Subsequently, the key results might be:

At least 25% of our household appliance revenue comes from European countries

1 out of every 10 refrigerators sold in Europe is our brand

10% of European households own at least two of our products

The leadership team here has set a clear strategic objective of expanding into the European marketplace with measurable determination of whether the organization has achieved that or not. 

Teams support the corporate strategy with their own OKRs

Once this is solidified it must then be broadcast to the entire organization clearly, consistently and with a compelling story as to why we’re heading down this path. Every person in the organization should have access to the strategy and it’s measures for success. There should be no doubt in which direction the company is pointed for the next couple of cycles at least. 

From here teams can start to determine how their work can help achieve the corporate strategy. What can they impact that serves as a leading indicator to moving the organizational key results in the right direction? The OKRs the teams determine for themselves serve the corporate strategy. They do not determine it. Any OKR that doesn’t clearly support corporate strategy should be questioned at the very least. 

The OKRs the teams determine for themselves serve the corporate strategy. They do not determine it.

Finally, as teams begin to work towards their approved OKR goals they may begin to discover gaps in the corporate strategy. After all, it is only a hypothesis the leadership team put together. The evidence the teams collect along the way may challenge this hypothesis. To truly harness the power of OKRs and build organizational agility, leadership teams need to be open to evidence that contradicts the corporate strategy. The sooner the company can find out it’s working towards a false hypothesis, the sooner it can pivot towards a potentially more accurate one. 

OKRs are a part of strategy, they don’t determine it

Setting the right goals informs an organization if they’ve chosen the right strategy to work on and how they’re progressing towards it. Goal-setting on its own, particularly with OKRs, supports the overall corporate strategy. Top-level strategy is the responsibility of the leadership team. If they want to see it blend well with OKRs they must treat it as a hypothesis, set clear success criteria and be ready to change their mind if contradictory evidence surfaces. 
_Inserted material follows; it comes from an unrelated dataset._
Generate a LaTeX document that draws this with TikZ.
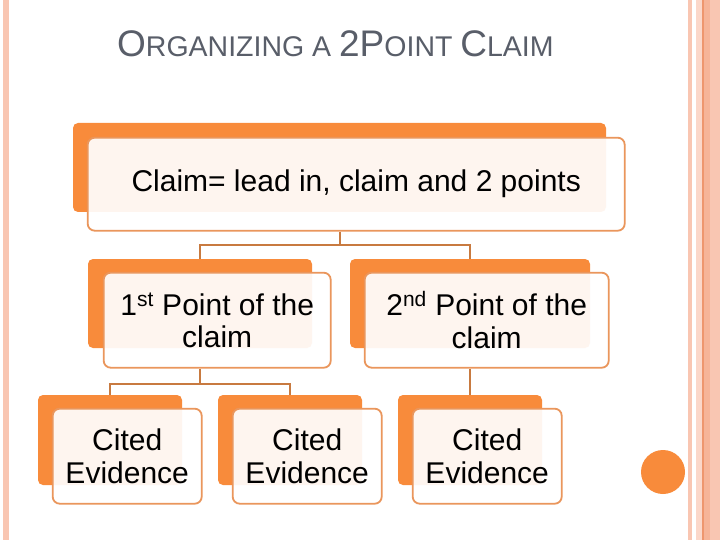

2 thoughts on “the relationship between okrs and strategy

  1. Really appreciate and enjoy your thoughts on this. Solid stuff.

    I don’t disagree with anything, but I have a question about your example…
    “Become a top 5 retailer of household appliances in Europe by the end of 2022.”

    Shouldn’t the strategy include an assessment of the challenge/landscape the organization is facing?
    Ex: Because of a saturation of new players, we must climb to the top 5 retailers of household appliances in Europe by the end of 2022.

  2. Joel, what you seek may come from the ‘compelling story’ which accompanies the strategy. But, I totally agree with your position. Honestly, this Objective example is, in my opinion, pretty directionless. Clearly this is just an example, and so there’s many pieces of context missing, but if my Leader handed me this objective, it wouldn’t help me to know where to focus.

    What I’d hope the leadership team has some idea about is why they aren’t already a top 5 retailer – where are the problem spaces their customers and their business face? The cause and effect they form is a hypothesis about which problem space is most important to refine and correct. Hopefully the compelling narrative brings a business case to why this area of focus will improve people’s lives and be good for their business. And so, they task their teams with focusing on that space.